[begin The input]
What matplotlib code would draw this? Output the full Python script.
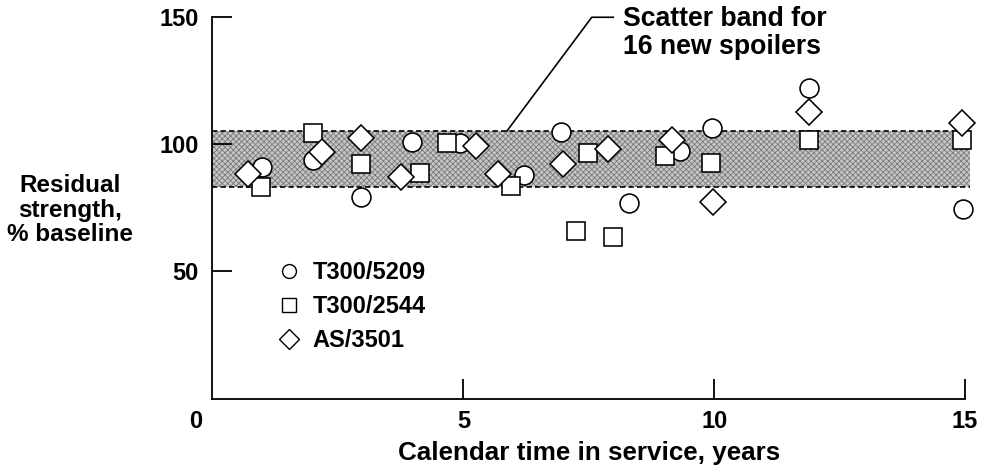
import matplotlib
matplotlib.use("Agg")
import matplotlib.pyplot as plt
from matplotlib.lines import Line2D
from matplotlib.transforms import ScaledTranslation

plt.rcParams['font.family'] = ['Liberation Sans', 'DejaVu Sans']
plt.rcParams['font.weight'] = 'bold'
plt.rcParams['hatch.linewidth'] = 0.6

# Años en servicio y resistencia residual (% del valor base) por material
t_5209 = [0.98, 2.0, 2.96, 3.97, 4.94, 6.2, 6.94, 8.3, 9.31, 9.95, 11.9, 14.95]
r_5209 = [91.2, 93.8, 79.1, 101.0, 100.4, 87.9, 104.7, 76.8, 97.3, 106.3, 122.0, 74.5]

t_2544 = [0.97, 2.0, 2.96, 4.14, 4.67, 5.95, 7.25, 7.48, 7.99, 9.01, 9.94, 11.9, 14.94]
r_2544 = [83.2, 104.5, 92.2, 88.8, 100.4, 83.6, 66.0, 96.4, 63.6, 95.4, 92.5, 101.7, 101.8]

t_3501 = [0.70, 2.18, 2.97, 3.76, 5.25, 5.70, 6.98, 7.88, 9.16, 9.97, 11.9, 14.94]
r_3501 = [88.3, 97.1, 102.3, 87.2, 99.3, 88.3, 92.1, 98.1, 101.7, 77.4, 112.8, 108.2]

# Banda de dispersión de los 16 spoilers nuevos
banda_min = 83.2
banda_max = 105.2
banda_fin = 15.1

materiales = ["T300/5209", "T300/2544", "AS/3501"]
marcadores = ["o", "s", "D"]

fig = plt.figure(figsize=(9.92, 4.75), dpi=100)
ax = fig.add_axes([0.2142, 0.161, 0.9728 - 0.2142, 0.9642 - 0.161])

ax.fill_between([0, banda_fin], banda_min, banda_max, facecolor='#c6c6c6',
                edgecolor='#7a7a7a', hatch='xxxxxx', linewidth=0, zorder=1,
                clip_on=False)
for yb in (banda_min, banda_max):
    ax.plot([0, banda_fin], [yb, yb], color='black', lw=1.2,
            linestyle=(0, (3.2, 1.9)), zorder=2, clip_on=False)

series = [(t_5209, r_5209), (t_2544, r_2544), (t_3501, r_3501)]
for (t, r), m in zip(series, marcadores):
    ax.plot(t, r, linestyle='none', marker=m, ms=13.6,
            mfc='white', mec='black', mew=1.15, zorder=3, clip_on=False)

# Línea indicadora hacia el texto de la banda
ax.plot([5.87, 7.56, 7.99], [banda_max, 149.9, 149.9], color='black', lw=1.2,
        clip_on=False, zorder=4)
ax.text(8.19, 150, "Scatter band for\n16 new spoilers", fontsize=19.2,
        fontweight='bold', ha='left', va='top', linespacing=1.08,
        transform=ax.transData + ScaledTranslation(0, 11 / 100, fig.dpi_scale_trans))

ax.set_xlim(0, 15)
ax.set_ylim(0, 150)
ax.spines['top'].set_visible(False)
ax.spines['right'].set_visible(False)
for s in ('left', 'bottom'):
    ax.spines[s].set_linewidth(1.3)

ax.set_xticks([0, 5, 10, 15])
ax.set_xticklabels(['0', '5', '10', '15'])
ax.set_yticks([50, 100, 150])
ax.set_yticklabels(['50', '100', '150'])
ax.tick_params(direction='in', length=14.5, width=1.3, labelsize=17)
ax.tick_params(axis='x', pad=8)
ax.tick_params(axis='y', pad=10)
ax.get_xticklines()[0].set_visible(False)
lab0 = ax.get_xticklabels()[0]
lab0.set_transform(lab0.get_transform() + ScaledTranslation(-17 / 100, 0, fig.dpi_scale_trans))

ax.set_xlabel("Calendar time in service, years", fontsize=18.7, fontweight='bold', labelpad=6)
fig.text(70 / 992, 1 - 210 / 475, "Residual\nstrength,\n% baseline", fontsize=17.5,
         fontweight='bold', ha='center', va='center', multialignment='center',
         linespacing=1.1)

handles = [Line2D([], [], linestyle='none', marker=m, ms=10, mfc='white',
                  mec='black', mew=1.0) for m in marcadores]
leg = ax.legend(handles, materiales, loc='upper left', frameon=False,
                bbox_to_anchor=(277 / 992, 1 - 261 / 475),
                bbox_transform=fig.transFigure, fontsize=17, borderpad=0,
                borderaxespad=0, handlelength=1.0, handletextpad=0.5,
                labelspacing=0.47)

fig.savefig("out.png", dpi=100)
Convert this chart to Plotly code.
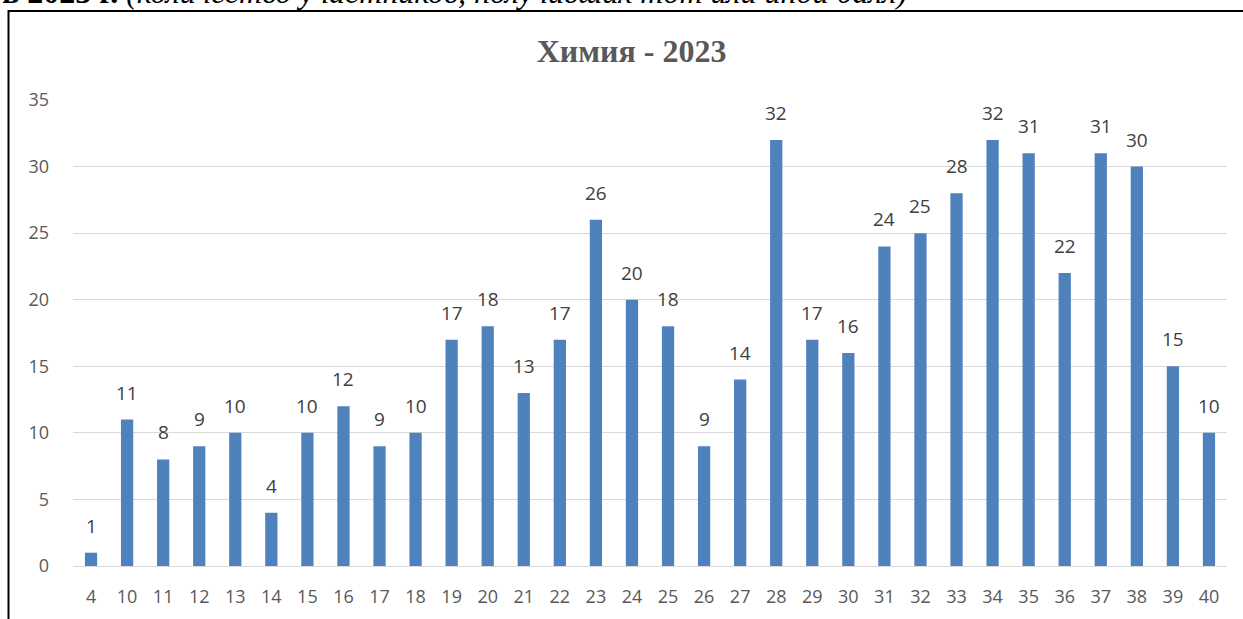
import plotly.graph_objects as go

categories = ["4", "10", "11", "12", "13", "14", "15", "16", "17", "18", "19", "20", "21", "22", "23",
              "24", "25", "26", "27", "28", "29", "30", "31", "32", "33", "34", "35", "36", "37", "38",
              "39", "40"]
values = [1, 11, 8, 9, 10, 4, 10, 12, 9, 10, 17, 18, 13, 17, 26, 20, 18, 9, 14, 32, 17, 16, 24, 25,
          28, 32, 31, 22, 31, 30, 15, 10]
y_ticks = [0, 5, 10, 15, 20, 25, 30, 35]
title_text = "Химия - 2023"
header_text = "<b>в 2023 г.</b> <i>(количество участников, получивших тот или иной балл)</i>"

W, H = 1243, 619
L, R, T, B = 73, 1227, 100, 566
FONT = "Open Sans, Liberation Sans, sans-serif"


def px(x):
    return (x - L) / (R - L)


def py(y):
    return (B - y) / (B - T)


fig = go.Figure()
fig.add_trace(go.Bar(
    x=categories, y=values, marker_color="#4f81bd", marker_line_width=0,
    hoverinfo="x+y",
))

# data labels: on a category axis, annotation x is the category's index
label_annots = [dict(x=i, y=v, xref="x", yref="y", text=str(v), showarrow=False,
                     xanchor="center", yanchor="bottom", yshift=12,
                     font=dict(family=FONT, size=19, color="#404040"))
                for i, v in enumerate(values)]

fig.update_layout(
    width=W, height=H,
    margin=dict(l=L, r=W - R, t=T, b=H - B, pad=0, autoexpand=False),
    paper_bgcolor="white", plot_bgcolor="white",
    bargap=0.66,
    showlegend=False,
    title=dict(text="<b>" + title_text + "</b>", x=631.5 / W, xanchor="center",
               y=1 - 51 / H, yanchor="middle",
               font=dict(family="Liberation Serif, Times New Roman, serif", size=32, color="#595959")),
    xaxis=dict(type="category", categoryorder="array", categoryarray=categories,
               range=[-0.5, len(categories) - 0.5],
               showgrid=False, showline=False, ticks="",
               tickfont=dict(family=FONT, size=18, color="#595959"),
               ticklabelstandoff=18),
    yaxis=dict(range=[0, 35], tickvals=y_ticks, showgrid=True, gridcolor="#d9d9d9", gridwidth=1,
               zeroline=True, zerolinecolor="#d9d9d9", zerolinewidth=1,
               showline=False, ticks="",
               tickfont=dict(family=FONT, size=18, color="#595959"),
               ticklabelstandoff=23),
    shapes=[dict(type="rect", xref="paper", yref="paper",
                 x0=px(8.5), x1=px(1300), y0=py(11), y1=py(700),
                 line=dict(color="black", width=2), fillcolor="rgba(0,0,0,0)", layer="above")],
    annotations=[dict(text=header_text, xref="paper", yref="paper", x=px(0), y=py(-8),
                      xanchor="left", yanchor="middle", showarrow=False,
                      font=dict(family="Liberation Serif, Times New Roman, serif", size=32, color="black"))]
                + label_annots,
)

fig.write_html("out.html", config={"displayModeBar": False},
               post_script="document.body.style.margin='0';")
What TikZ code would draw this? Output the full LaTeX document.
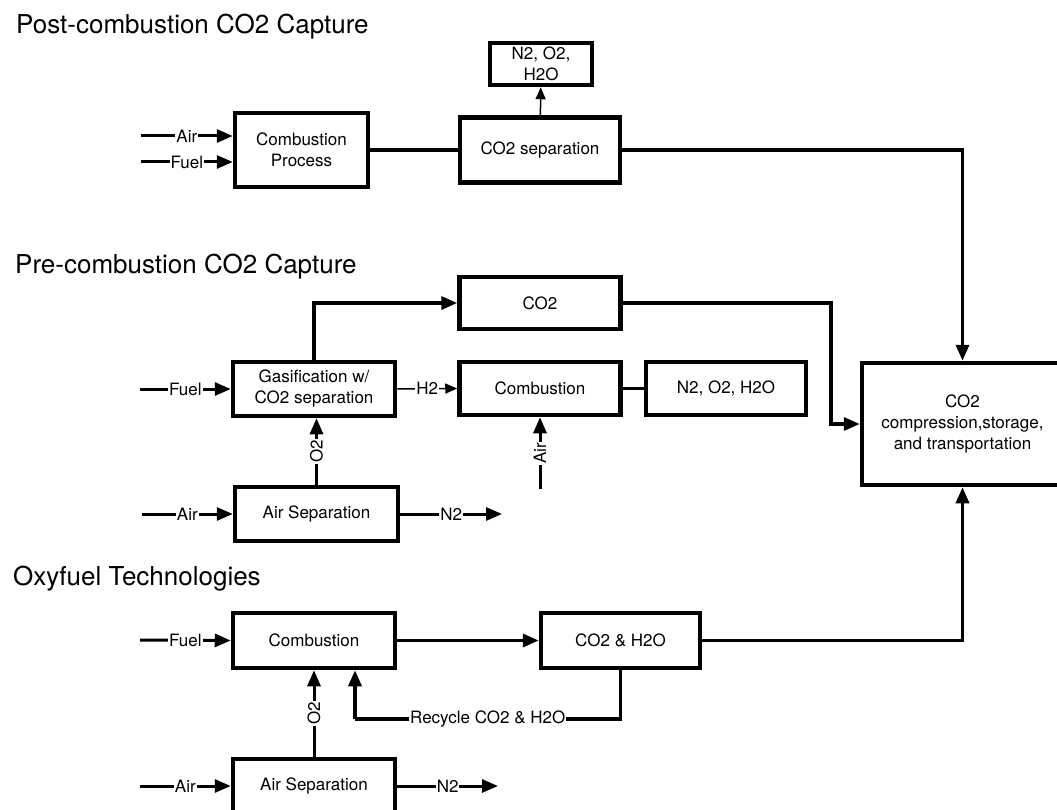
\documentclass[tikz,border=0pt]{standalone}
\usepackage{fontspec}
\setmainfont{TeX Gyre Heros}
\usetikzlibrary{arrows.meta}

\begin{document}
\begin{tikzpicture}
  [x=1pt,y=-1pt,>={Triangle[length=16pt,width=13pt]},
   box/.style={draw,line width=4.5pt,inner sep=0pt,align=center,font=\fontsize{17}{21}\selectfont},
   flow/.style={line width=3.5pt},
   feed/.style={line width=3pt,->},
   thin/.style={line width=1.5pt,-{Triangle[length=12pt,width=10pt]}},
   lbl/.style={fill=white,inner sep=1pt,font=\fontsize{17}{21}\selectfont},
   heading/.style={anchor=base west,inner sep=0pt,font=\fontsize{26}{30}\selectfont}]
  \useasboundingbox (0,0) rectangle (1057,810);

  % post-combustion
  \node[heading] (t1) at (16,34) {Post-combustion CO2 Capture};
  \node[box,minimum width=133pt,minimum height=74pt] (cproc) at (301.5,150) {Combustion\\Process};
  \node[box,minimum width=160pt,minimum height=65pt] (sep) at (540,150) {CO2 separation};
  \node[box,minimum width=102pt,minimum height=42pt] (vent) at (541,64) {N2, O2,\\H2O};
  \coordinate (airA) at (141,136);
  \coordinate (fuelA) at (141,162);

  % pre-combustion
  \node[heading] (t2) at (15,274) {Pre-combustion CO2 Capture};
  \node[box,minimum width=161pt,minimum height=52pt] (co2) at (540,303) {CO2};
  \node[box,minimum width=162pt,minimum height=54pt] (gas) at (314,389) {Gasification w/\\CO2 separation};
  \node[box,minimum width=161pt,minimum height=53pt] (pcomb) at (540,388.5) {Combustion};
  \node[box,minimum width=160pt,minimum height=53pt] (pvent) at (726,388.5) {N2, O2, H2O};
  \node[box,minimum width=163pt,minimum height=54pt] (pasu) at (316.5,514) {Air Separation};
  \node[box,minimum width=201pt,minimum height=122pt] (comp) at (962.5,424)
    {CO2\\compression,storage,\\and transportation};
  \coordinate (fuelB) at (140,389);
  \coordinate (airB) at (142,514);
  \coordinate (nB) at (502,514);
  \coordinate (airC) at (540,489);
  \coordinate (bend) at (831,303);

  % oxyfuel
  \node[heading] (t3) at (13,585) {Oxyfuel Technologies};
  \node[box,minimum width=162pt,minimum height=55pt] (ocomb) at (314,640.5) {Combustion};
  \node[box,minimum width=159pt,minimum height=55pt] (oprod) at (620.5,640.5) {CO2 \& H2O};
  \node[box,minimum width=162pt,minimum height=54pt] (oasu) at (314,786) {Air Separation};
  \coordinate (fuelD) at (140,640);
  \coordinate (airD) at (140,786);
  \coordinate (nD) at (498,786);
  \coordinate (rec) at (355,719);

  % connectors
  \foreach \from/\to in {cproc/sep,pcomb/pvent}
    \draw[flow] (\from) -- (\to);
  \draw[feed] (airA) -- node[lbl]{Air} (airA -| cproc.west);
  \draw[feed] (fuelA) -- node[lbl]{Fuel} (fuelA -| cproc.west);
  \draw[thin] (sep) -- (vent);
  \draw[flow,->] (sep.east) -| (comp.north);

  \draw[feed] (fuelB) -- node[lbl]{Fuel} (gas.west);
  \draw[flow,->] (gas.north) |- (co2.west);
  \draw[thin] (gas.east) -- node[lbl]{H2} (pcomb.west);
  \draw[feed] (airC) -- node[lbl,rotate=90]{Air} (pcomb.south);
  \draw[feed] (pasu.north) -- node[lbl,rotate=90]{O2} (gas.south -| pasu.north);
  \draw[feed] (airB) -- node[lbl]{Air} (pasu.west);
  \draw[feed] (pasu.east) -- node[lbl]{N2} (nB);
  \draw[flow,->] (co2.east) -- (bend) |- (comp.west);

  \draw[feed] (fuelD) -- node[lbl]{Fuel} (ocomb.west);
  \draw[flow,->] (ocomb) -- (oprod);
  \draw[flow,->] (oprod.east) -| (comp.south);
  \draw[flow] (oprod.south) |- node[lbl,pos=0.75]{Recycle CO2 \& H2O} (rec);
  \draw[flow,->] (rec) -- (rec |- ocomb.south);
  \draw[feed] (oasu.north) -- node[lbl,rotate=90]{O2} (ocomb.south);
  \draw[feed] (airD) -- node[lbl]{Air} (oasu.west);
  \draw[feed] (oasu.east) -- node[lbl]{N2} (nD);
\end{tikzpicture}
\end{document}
[end The input]
Set problem » From the top of the listing above, repeat each line exactly until you reach the line containing "mfc='white', mec='black', mew=1.15, zorder=3, clip_on=False)", and repeat that one too. Leave the pictures out.

Reply to the task »
What matplotlib code would draw this? Output the full Python script.
import matplotlib
matplotlib.use("Agg")
import matplotlib.pyplot as plt
from matplotlib.lines import Line2D
from matplotlib.transforms import ScaledTranslation

plt.rcParams['font.family'] = ['Liberation Sans', 'DejaVu Sans']
plt.rcParams['font.weight'] = 'bold'
plt.rcParams['hatch.linewidth'] = 0.6

# Años en servicio y resistencia residual (% del valor base) por material
t_5209 = [0.98, 2.0, 2.96, 3.97, 4.94, 6.2, 6.94, 8.3, 9.31, 9.95, 11.9, 14.95]
r_5209 = [91.2, 93.8, 79.1, 101.0, 100.4, 87.9, 104.7, 76.8, 97.3, 106.3, 122.0, 74.5]

t_2544 = [0.97, 2.0, 2.96, 4.14, 4.67, 5.95, 7.25, 7.48, 7.99, 9.01, 9.94, 11.9, 14.94]
r_2544 = [83.2, 104.5, 92.2, 88.8, 100.4, 83.6, 66.0, 96.4, 63.6, 95.4, 92.5, 101.7, 101.8]

t_3501 = [0.70, 2.18, 2.97, 3.76, 5.25, 5.70, 6.98, 7.88, 9.16, 9.97, 11.9, 14.94]
r_3501 = [88.3, 97.1, 102.3, 87.2, 99.3, 88.3, 92.1, 98.1, 101.7, 77.4, 112.8, 108.2]

# Banda de dispersión de los 16 spoilers nuevos
banda_min = 83.2
banda_max = 105.2
banda_fin = 15.1

materiales = ["T300/5209", "T300/2544", "AS/3501"]
marcadores = ["o", "s", "D"]

fig = plt.figure(figsize=(9.92, 4.75), dpi=100)
ax = fig.add_axes([0.2142, 0.161, 0.9728 - 0.2142, 0.9642 - 0.161])

ax.fill_between([0, banda_fin], banda_min, banda_max, facecolor='#c6c6c6',
                edgecolor='#7a7a7a', hatch='xxxxxx', linewidth=0, zorder=1,
                clip_on=False)
for yb in (banda_min, banda_max):
    ax.plot([0, banda_fin], [yb, yb], color='black', lw=1.2,
            linestyle=(0, (3.2, 1.9)), zorder=2, clip_on=False)

series = [(t_5209, r_5209), (t_2544, r_2544), (t_3501, r_3501)]
for (t, r), m in zip(series, marcadores):
    ax.plot(t, r, linestyle='none', marker=m, ms=13.6,
            mfc='white', mec='black', mew=1.15, zorder=3, clip_on=False)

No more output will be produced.